I must have been looking up in awe. It attracted the attention of all those who were standing beside me. They couldn’t understand what was surprising about the sky. I had to explain about the white being an absence of color. Soon we were all projecting ideas about the clouds. That was the second revelation to me about clouds. Everyone has ideas about clouds. They are universally intriguing.

I used to view clouds as a negative. Clouds were a hinderance to sunlight. Clouds were the reason that my area experiences only a couple dozen sunny days a year. It takes my breath away when I hear about locales that have three-hundred sunny days a year!

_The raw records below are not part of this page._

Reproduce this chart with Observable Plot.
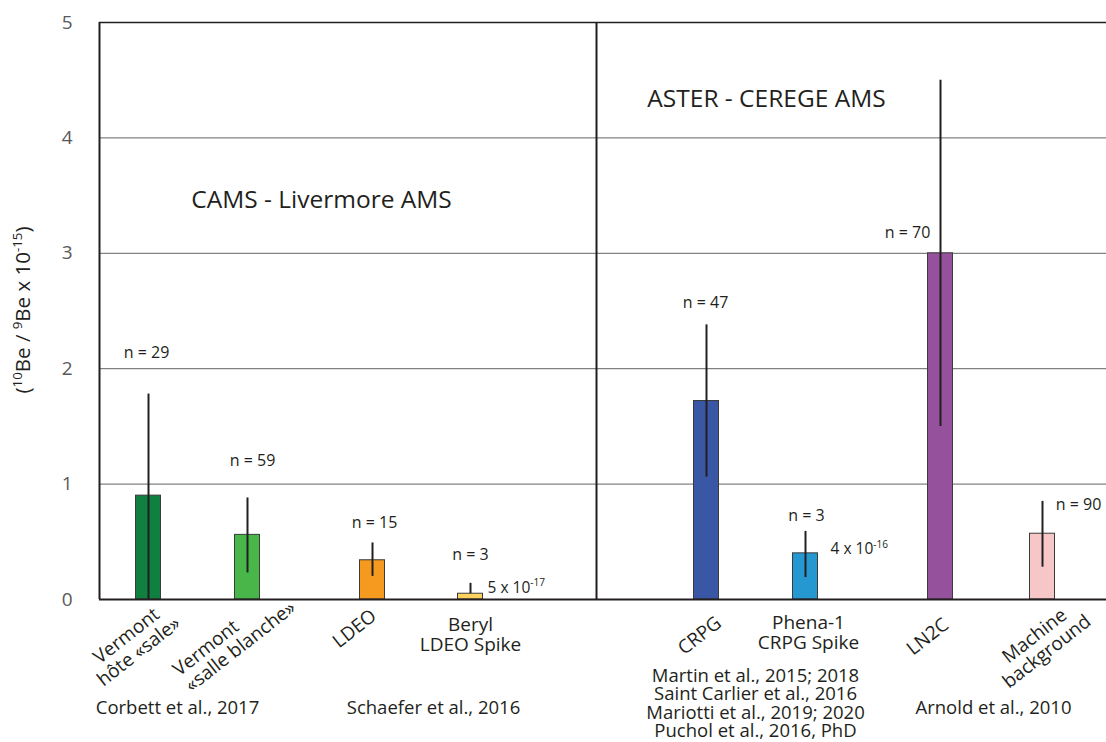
<!DOCTYPE html>
<html><head><meta charset="utf-8">
<script src="https://cdn.jsdelivr.net/npm/d3@7"></script>
<script src="https://cdn.jsdelivr.net/npm/@observablehq/plot@0.6"></script>
<style>body{margin:0;background:#fff;}</style>
</head><body><div id="chart"></div>
<script>
// ---- data ----
const categories = ["Vermont\nhôte «sale»", "Vermont\n«salle blanche»", "LDEO", "Beryl\nLDEO Spike",
                    "CRPG", "Phena-1\nCRPG Spike", "LN2C", "Machine\nbackground"];
const values   = [0.90, 0.56, 0.34, 0.05, 1.72, 0.40, 3.00, 0.57];
const errLow   = [0.00, 0.23, 0.20, 0.05, 1.06, 0.19, 1.50, 0.28];
const errHigh  = [1.78, 0.88, 0.49, 0.14, 2.38, 0.59, 4.50, 0.85];
const nCounts  = [29, 59, 15, 3, 47, 3, 70, 90];
const colors   = ["#0f8040", "#48b649", "#f5991f", "#fdd35f", "#3a57a5", "#2598d1", "#96519d", "#f7c7c8"];
const blankNotes = [{i: 3, text: "5 x 10^{-17}"}, {i: 5, text: "4 x 10^{-16}"}];
const facilities = ["CAMS - Livermore AMS", "ASTER - CEREGE AMS"];
const references = ["Corbett et al., 2017", "Schaefer et al., 2016",
  "Martin et al., 2015; 2018\nSaint Carlier et al., 2016\nMariotti et al., 2019; 2020\nPuchol et al., 2016, PhD",
  "Arnold et al., 2010"];
const yTicks = [0, 1, 2, 3, 4, 5];
const yLabel = "(^{10}Be / ^{9}Be x 10^{-15})";

// ---- layout ----
const slots = [0.49, 1.48, 2.73, 3.71, 6.07, 7.06, 8.41, 9.43];
const dividerSlot = 4.97;
const barHalf = 0.125;
// [dx, dy, rotate, textAnchor]
const catLayout = [[-16, 44, -38, "middle"], [-66, 80, -38, "start"], [-18, 29, -38, "middle"], [0, 35, 0, "middle"],
                   [-7, 36, -38, "middle"], [3, 33, 0, "middle"], [-13, 37, -38, "middle"], [-2, 44, -38, "middle"]];
const nLayout = [[-2, -143], [5, -74], [2, -37], [0, -39], [-1, -98], [1, -37], [-33, -20], [36, -29]];
const noteLayout = [[17, -6], [25, -4]];
const facilityPos = [[2.22, 3.46], [6.67, 4.34]];
const refPos = [[0.78, 109], [3.34, 109], [6.56, 104], [8.94, 109]];

const rows = categories.map((c, i) => ({c, v: values[i], lo: errLow[i], hi: errHigh[i], n: nCounts[i], color: colors[i], s: slots[i]}));
const font = "'Open Sans', sans-serif";
const ink = "#231f20";

const marks = [
  Plot.ruleY([1, 2, 3, 4], {stroke: "#626366", strokeWidth: 1}),
  Plot.ruleY([5], {stroke: ink, strokeWidth: 1.5}),
  Plot.rectY(rows, {x1: d => d.s - barHalf, x2: d => d.s + barHalf, y1: 0, y2: "v", fill: d => d.color, stroke: "#3b3b3b", strokeWidth: 1}),
  Plot.ruleX(rows, {x: "s", y1: "lo", y2: "hi", stroke: ink, strokeWidth: 2}),
  Plot.ruleX([dividerSlot], {y1: 0, y2: 5, stroke: ink, strokeWidth: 2}),
  Plot.ruleX([0], {y1: 0, y2: 5, stroke: ink, strokeWidth: 2}),
  Plot.ruleY([0], {stroke: ink, strokeWidth: 2}),
  Plot.axisY({ticks: yTicks, tickFormat: "d", tickSize: 0, tickPadding: 27, fontSize: 19, fill: "#58595b", label: null}),
  Plot.text([yLabel], {frameAnchor: "left", textAnchor: "middle", dx: -76, dy: -1, rotate: -90, fontSize: 20.5, fill: ink}),
  ...rows.map((d, i) => Plot.text([d], {x: "s", y: 0, text: "c", dx: catLayout[i][0], dy: catLayout[i][1], rotate: catLayout[i][2], textAnchor: catLayout[i][3], fontSize: 19, lineHeight: 1.05, fill: ink})),
  ...rows.map((d, i) => Plot.text([d], {x: "s", y: "v", text: d => `n = ${d.n}`, dx: nLayout[i][0], dy: nLayout[i][1], fontSize: 16, fill: ink})),
  ...blankNotes.map((b, k) => Plot.text([b], {x: slots[b.i], y: values[b.i], text: "text", textAnchor: "start", dx: noteLayout[k][0], dy: noteLayout[k][1], fontSize: 15.5, fill: ink})),
  ...facilities.map((f, k) => Plot.text([f], {x: facilityPos[k][0], y: facilityPos[k][1], fontSize: 24.5, fill: ink})),
  ...references.map((r, k) => Plot.text([r], {x: refPos[k][0], y: 0, dy: refPos[k][1], fontSize: 18.5, lineHeight: 1.0, fill: ink}))
];

const chart = Plot.plot({
  width: 1106, height: 742,
  marginLeft: 99, marginRight: 0, marginTop: 22, marginBottom: 143,
  style: {fontFamily: font, background: "#fff"},
  x: {domain: [0, 10.07], axis: null},
  y: {domain: [0, 5]},
  marks
});
document.getElementById("chart").appendChild(chart);

// superscripts: "^{...}" -> raised tspans
chart.querySelectorAll("text").forEach(t => {
  if (t.querySelector("tspan")) return;
  const s = t.textContent;
  if (!s.includes("^{")) return;
  const fs = parseFloat(getComputedStyle(t).fontSize) || 16;
  const shift = fs * 0.4;
  const parts = s.split(/\^\{([^}]*)\}/);
  t.textContent = "";
  let raised = false;
  parts.forEach((p, i) => {
    if (!p) return;
    const ts = document.createElementNS("http://www.w3.org/2000/svg", "tspan");
    if (i % 2 === 1) {
      ts.setAttribute("font-size", (fs * 0.65).toFixed(1));
      if (!raised) { ts.setAttribute("dy", (-shift).toFixed(1)); raised = true; }
    } else if (raised) {
      ts.setAttribute("dy", shift.toFixed(1)); raised = false;
    }
    ts.textContent = p;
    t.appendChild(ts);
  });
});
</script>
</body></html>
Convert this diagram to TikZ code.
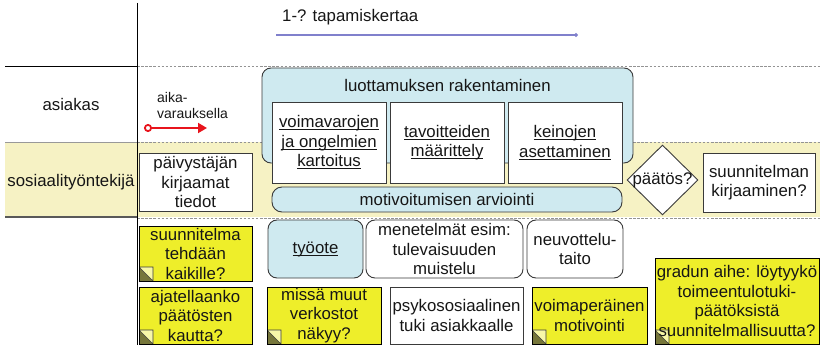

Along with the clouds I regarded traffic as a nuisance. The clouds and traffic came together for me one day. It was a “mostly sunny” day for my area. The only clouds were cumulus and decidedly pretty. Not that I was looking up. I was driving around town on errands, running late. Red lights were not desirable, when every traffic light turned red, tension mounted in the car. In a spark of Divine inspiration, I turned my eyes off the red light during the wait for green. I looked up through the windshield so I would not need to stare at the annoying red. All that I could see was blue sky and a pretty cloud. I was momentarily arrested by the beauty of the cloud. My eyes darted back to the light several times in the course of that red light. I saw beauty and remembered God’s grace and providence. The fact that California is enduring a much publicized drought caused me to recognize how the unfailing clouds provide plenty of rain to my location. It was the first time I consciously remember thanking God for clouds.image

I began a new tradition that busy afternoon. Whenever I hit a red light I take time to admire the clouds while I wait for the light to change. Since the clouds are plentiful I simply look up through the windshield of my car on the lights and inevitably see at least one cloud. These momentary pauses are a welcome relief from the pressure of daily life. I am amazed by how many colors are present in even a cursory glance at a cloud. I am discovering that clouds are full of color. They are not basically white! No one has honked a car horn at me for dawdling over the clouds. It doesn’t take any time to notice beauty. What it requires is an intentionality. Clouds are no longer a negative fact. They are becoming welcome friends. They are friends with an infinite gallimaufry of colorful clothing.